Pictures stay out of this copy, which runs from the first line of the material through the line containing "import * as d3 from 'd3';".

Source code of charts
* * * *

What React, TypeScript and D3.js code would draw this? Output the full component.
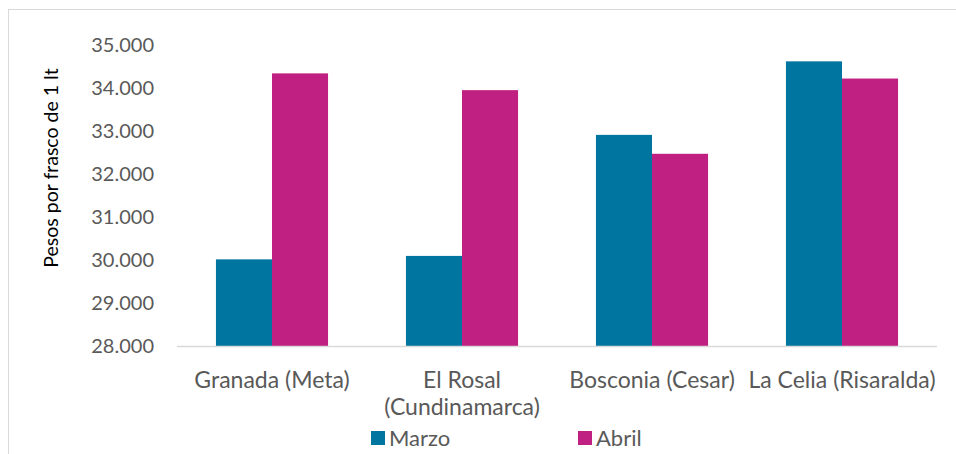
import React, { useEffect, useRef } from 'react';
import * as d3 from 'd3';

// values (pesos per 1 lt bottle)
const categories = ['Granada (Meta)', 'El Rosal (Cundinamarca)', 'Bosconia (Cesar)', 'La Celia (Risaralda)'];
const seriesNames = ['Marzo', 'Abril'];
const marzo = [30015, 30095, 32910, 34620];
const abril = [34340, 33950, 32470, 34220];
const yTicks = [28000, 29000, 30000, 31000, 32000, 33000, 34000, 35000];
const colors = ['#00759F', '#C02081'];

const W = 956;
const H = 454;

const locale = d3.formatLocale({ decimal: ',', thousands: '.', grouping: [3], currency: ['$', ''] });
const fmt = locale.format(',.0f');

const App = () => {
  const ref = useRef<SVGSVGElement>(null);

  useEffect(() => {
    const svg = d3.select(ref.current);
    svg.selectAll('*').remove();

    const font = 'Lato, "Open Sans", sans-serif';
    const left = 177, right = 937, top = 45, bottom = 346;

    // outer frame (runs past the window edges)
    svg.append('rect')
      .attr('x', 8.5).attr('y', 9.5)
      .attr('width', W + 20).attr('height', H + 20)
      .attr('fill', 'white').attr('stroke', '#D9D9D9');

    const x = d3.scaleBand().domain(categories).range([left, right])
      .paddingInner(0.41).paddingOuter(0.205);
    const xs = d3.scaleBand().domain(seriesNames).range([0, x.bandwidth()]);
    const y = d3.scaleLinear().domain([28000, 35000]).range([bottom, top]);

    const data = [marzo, abril];

    // bars
    seriesNames.forEach((s, si) => {
      svg.append('g').selectAll('rect')
        .data(data[si])
        .join('rect')
        .attr('x', (d, i) => x(categories[i])! + xs(s)!)
        .attr('y', d => y(d))
        .attr('width', xs.bandwidth())
        .attr('height', d => y(28000) - y(d))
        .attr('fill', colors[si]);
    });

    // x axis line
    svg.append('line')
      .attr('x1', left).attr('x2', right)
      .attr('y1', bottom + 0.5).attr('y2', bottom + 0.5)
      .attr('stroke', '#D9D9D9').attr('stroke-width', 1.5);

    // y tick labels
    svg.append('g').selectAll('text')
      .data(yTicks)
      .join('text')
      .attr('x', 154)
      .attr('y', d => y(d))
      .attr('dy', '0.35em')
      .attr('text-anchor', 'end')
      .attr('font-family', font)
      .attr('font-size', 20)
      .attr('fill', '#595959')
      .text(d => fmt(d));

    // category labels, wrapped to band step
    const labels = svg.append('g').selectAll('text')
      .data(categories)
      .join('text')
      .attr('x', d => x(d)! + x.bandwidth() / 2)
      .attr('y', 388)
      .attr('text-anchor', 'middle')
      .attr('font-family', font)
      .attr('font-size', 23)
      .attr('fill', '#595959');

    labels.each(function (d) {
      const t = d3.select(this);
      const words = d.split(' ');
      let line: string[] = [];
      let tspan = t.append('tspan').attr('x', x(d)! + x.bandwidth() / 2).attr('dy', 0);
      words.forEach(w => {
        line.push(w);
        tspan.text(line.join(' '));
        if ((tspan.node() as SVGTSpanElement).getComputedTextLength() > x.step() && line.length > 1) {
          line.pop();
          tspan.text(line.join(' '));
          line = [w];
          tspan = t.append('tspan').attr('x', x(d)! + x.bandwidth() / 2).attr('dy', 27).text(w);
        }
      });
    });

    // y axis title
    svg.append('text')
      .attr('transform', 'translate(58,168) rotate(-90)')
      .attr('text-anchor', 'middle')
      .attr('font-family', font)
      .attr('font-size', 19.5)
      .attr('fill', '#000')
      .text('Pesos por frasco de 1 lt');

    // legend
    const legendX = [371, 578];
    seriesNames.forEach((s, si) => {
      svg.append('rect')
        .attr('x', legendX[si]).attr('y', 431)
        .attr('width', 14).attr('height', 14)
        .attr('fill', colors[si]);
      svg.append('text')
        .attr('x', legendX[si] + 18).attr('y', 438)
        .attr('dy', '0.35em')
        .attr('font-family', font)
        .attr('font-size', 22)
        .attr('fill', '#595959')
        .text(s);
    });
  }, []);

  return (
    <svg ref={ref} width={W} height={H}
      style={{ position: 'fixed', left: 0, top: 0, background: 'white' }} />
  );
};

export default App;
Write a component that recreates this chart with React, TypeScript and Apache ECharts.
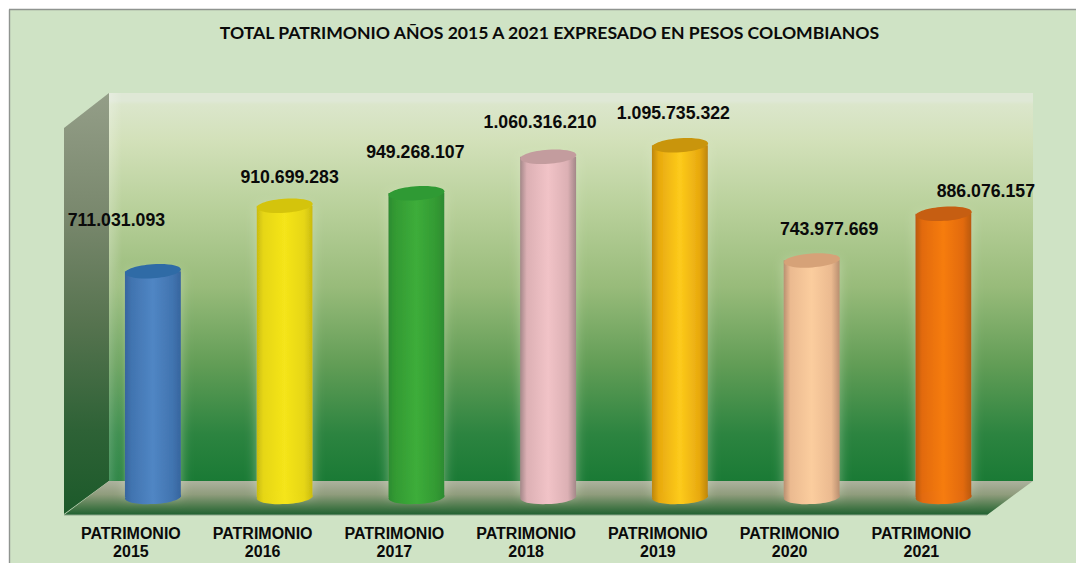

* * * *

§ **Solution to the exercise**:
What React, TypeScript and D3.js code would draw this? Output the full component.
import React, { useEffect, useRef } from 'react';
import * as d3 from 'd3';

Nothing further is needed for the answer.